Frequently asked questions
What is the difference between French and Italian amortization?
In French amortization, the payment is constant but the composition changes (more interest at the beginning, more principal at the end). In Italian amortization, the principal portion is constant and the payment decreases over time. French amortization is more common because it has a lower initial payment, but Italian amortization saves on total interest.
Can I renegotiate the mortgage and get a new schedule?
Yes, you can ask your bank for a renegotiation of the mortgage (free of charge) to change the rate, term, or payment amount. Alternatively, you can use mortgage transfer (surroga), moving the mortgage to another bank at no cost. In both cases, a new amortization schedule is generated.
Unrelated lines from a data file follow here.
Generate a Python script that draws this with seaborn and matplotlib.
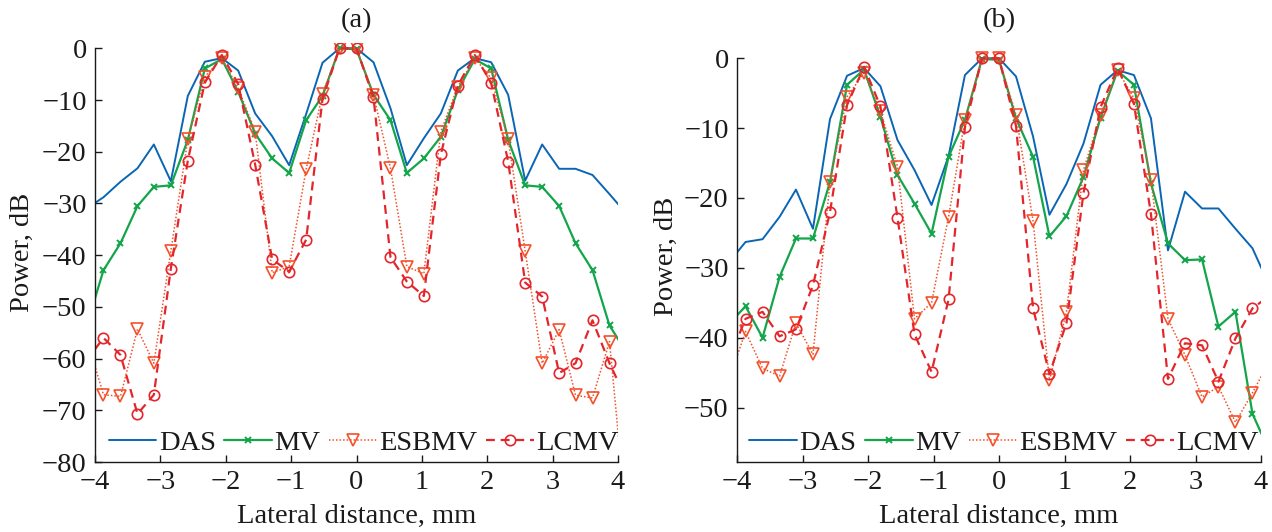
import matplotlib
matplotlib.use("Agg")
import matplotlib.pyplot as plt
import seaborn as sns

# Lateral sample positions, mm (the outermost samples fall just outside the axis range)
lateral_mm = [-4.13, -3.87, -3.61, -3.35, -3.10, -2.84, -2.58, -2.32, -2.06, -1.81, -1.55,
              -1.29, -1.03, -0.77, -0.52, -0.26, 0.00, 0.26, 0.52, 0.77, 1.03, 1.29,
              1.55, 1.81, 2.06, 2.32, 2.58, 2.84, 3.10, 3.35, 3.61, 3.87, 4.13]

# Panel (a): beam power profiles, dB
das_a = [-31.0, -28.8, -25.8, -23.2, -18.6, -25.7, -9.2, -2.6, -1.9, -4.3, -12.6,
         -17.0, -22.6, -12.7, -2.8, 0.0, 0.0, -2.7, -11.6, -22.6, -17.4, -12.6,
         -4.3, -1.9, -2.7, -9.0, -25.6, -18.6, -23.3, -23.3, -24.5, -28.2, -32.0]
mv_a = [-53.8, -42.9, -37.7, -30.5, -26.8, -26.5, -17.7, -3.9, -2.1, -8.4, -16.5,
        -21.3, -24.1, -13.9, -9.2, 0.0, -0.2, -9.0, -13.9, -24.1, -21.3, -17.1,
        -8.1, -2.1, -3.9, -17.7, -26.5, -26.8, -30.5, -37.7, -42.9, -53.6, -58.8]
esbmv_a = [-56.0, -67.0, -67.3, -54.3, -60.9, -39.2, -17.6, -5.5, -1.9, -7.7, -16.1,
           -43.4, -42.2, -23.4, -8.8, 0.0, 0.0, -9.0, -23.2, -42.2, -43.6, -16.1,
           -7.4, -1.9, -5.8, -17.6, -39.2, -60.9, -54.4, -67.1, -67.6, -56.7, -91.5]
lcmv_a = [-60.4, -56.0, -59.3, -70.7, -67.0, -42.6, -21.7, -6.6, -1.3, -6.9, -22.5,
          -40.8, -43.2, -37.0, -9.8, 0.0, 0.0, -9.5, -40.4, -45.1, -47.9, -20.5,
          -7.2, -1.3, -6.7, -21.9, -45.3, -48.0, -62.8, -60.9, -52.6, -60.9, -67.9]

# Panel (b): beam power profiles, dB
das_b = [-29.3, -26.3, -25.9, -22.7, -18.8, -24.4, -8.7, -2.5, -1.4, -4.0, -11.7,
         -16.0, -21.0, -14.0, -2.4, 0.0, 0.0, -2.6, -11.2, -22.4, -18.0, -12.2,
         -3.8, -1.7, -2.4, -8.6, -27.5, -19.1, -21.5, -21.5, -24.4, -27.2, -32.6]
mv_b = [-38.1, -35.5, -40.0, -31.3, -25.8, -25.8, -17.7, -3.8, -1.6, -8.4, -16.7,
        -20.8, -25.1, -14.1, -8.8, -0.1, -0.2, -8.6, -14.1, -25.5, -22.6, -17.0,
        -8.5, -1.8, -3.8, -17.9, -26.5, -28.9, -28.8, -38.4, -36.3, -50.9, -56.3]
esbmv_b = [-46.3, -39.1, -44.4, -45.5, -37.9, -42.4, -17.7, -5.5, -2.1, -7.6, -15.5,
           -37.3, -35.0, -22.7, -8.8, 0.0, 0.0, -8.1, -23.3, -46.1, -36.3, -16.0,
           -8.1, -1.7, -5.7, -17.4, -37.3, -42.5, -48.5, -47.0, -52.1, -47.9, -43.3]
lcmv_b = [-43.3, -37.3, -36.3, -39.8, -38.8, -32.5, -22.0, -6.7, -1.2, -6.9, -22.8,
          -39.5, -44.9, -34.5, -9.9, 0.0, 0.0, -9.7, -35.8, -45.2, -37.9, -19.3,
          -7.0, -1.4, -6.5, -22.3, -45.9, -40.8, -41.1, -46.3, -40.1, -35.8, -34.0]

method_names = ["DAS", "MV", "ESBMV", "LCMV"]
x_ticks = [-4, -3, -2, -1, 0, 1, 2, 3, 4]

FS = 20.5
sns.set_theme(style="ticks")
plt.rcParams.update({
    "font.family": ["Liberation Serif", "DejaVu Serif"],
    "font.size": FS,
    "axes.labelsize": FS,
    "axes.titlesize": FS,
    "xtick.labelsize": FS,
    "ytick.labelsize": FS,
    "legend.fontsize": FS,
    "xtick.direction": "in",
    "ytick.direction": "in",
    "xtick.major.size": 5,
    "ytick.major.size": 5,
    "xtick.major.width": 1.0,
    "ytick.major.width": 1.0,
    "xtick.major.pad": 6,
    "ytick.major.pad": 6,
    "axes.linewidth": 1.0,
    "axes.edgecolor": "#1a1a1a",
    "text.color": "#1a1a1a",
    "axes.labelcolor": "#1a1a1a",
    "xtick.color": "#1a1a1a",
    "ytick.color": "#1a1a1a",
})

blue = "#0a66b4"
green = "#13a54a"
orange = "#f4502a"
red = "#e3262b"

styles = {
    "DAS": dict(color=blue, lw=1.4, linestyle="-"),
    "MV": dict(color=green, lw=1.6, linestyle="-", marker="x", markersize=5,
               markeredgewidth=1.4, markeredgecolor=green),
    "ESBMV": dict(color=orange, lw=1.1, linestyle=(0, (1, 1.3)), marker="v",
                  markersize=9, markerfacecolor="none", markeredgecolor=orange,
                  markeredgewidth=1.2),
    "LCMV": dict(color=red, lw=1.6, linestyle=(0, (4, 2.6)), marker="o",
                 markersize=7.5, markerfacecolor="none", markeredgecolor=red,
                 markeredgewidth=1.2),
}

fig = plt.figure(figsize=(12.72, 5.32), dpi=100)
W, H = 1272.0, 532.0

panels = [
    dict(series=[das_a, mv_a, esbmv_a, lcmv_a], ymin=-80.0, title="(a)",
         left=95, right=618, zero_px=48.3, ylab_px=35, legend_shift_px=7),
    dict(series=[das_b, mv_b, esbmv_b, lcmv_b], ymin=-57.8, title="(b)",
         left=737, right=1261, zero_px=58.3, ylab_px=679, legend_shift_px=5),
]
bottom_px = 462.0
ytop = 1.0
title_baseline_px = 27.0

for p in panels:
    per_db = (bottom_px - p["zero_px"]) / (-p["ymin"])
    height_px = (bottom_px - p["zero_px"]) + ytop * per_db
    width_px = p["right"] - p["left"]
    ax = fig.add_axes([p["left"] / W, (H - bottom_px) / H, width_px / W, height_px / H])
    for name, vals in zip(method_names, p["series"]):
        sns.lineplot(x=lateral_mm, y=vals, ax=ax, label=name, legend=False,
                     estimator=None, sort=False, **styles[name])

    ax.set_xlim(-4, 4)
    ax.set_ylim(p["ymin"], ytop)
    ax.spines["top"].set_visible(False)
    ax.spines["right"].set_visible(False)
    ax.spines["left"].set_bounds(p["ymin"], 0)
    ax.set_xticks(x_ticks)
    ax.set_yticks([v for v in range(0, -81, -10) if v >= p["ymin"]])

    ax.set_xlabel("Lateral distance, mm")
    ax.set_ylabel("Power, dB")
    ax.xaxis.set_label_coords(0.5, (bottom_px - 504) / height_px)
    ax.yaxis.set_label_coords((p["ylab_px"] - p["left"]) / width_px, 0.5)

    axes_top_px = bottom_px - height_px
    ax.set_title(p["title"], pad=(axes_top_px - title_baseline_px) * 72 / 100)

    ax.legend(loc="center",
              bbox_to_anchor=(0.5 + p["legend_shift_px"] / width_px, (bottom_px - 443) / height_px),
              ncol=4, frameon=False, handlelength=1.68, handletextpad=0.08,
              columnspacing=0.3, borderaxespad=0, borderpad=0, numpoints=1)

fig.savefig("out.png", dpi=100)
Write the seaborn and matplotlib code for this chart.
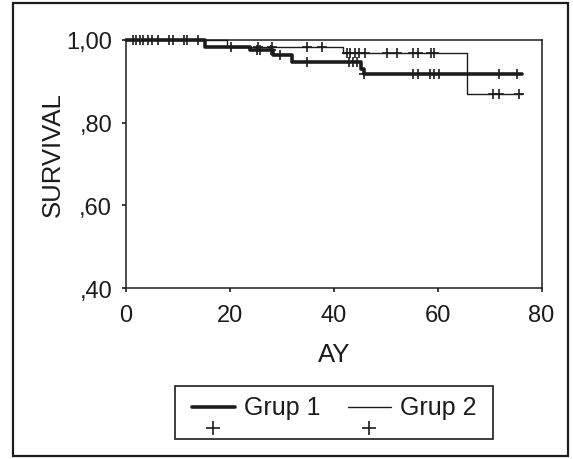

How is the remaining balance calculated?
The remaining balance at payment n equals the remaining balance at payment n-1 minus the principal portion of payment n. At the beginning of the mortgage, the remaining balance equals the financed amount; at the end, it is zero. You can check your current remaining balance on the amortization schedule or by asking the bank.
Does the mortgage payment include insurance costs?
No, the standard amortization schedule shows only principal and interest. Mandatory insurance (fire and explosion) and optional insurance (life, job loss) are charged separately, often on an annual basis. Check the TAEG for the complete picture of costs.
Is it worth extending the mortgage term for a lower payment?
Extending the term reduces the payment but significantly increases total interest. For a 200,000-euro mortgage at 3%, going from 20 to 30 years reduces the payment by 266 euros per month but costs 37,347 euros more in interest. Carefully evaluate the payment-to-income ratio and use the calculator to compare different scenarios.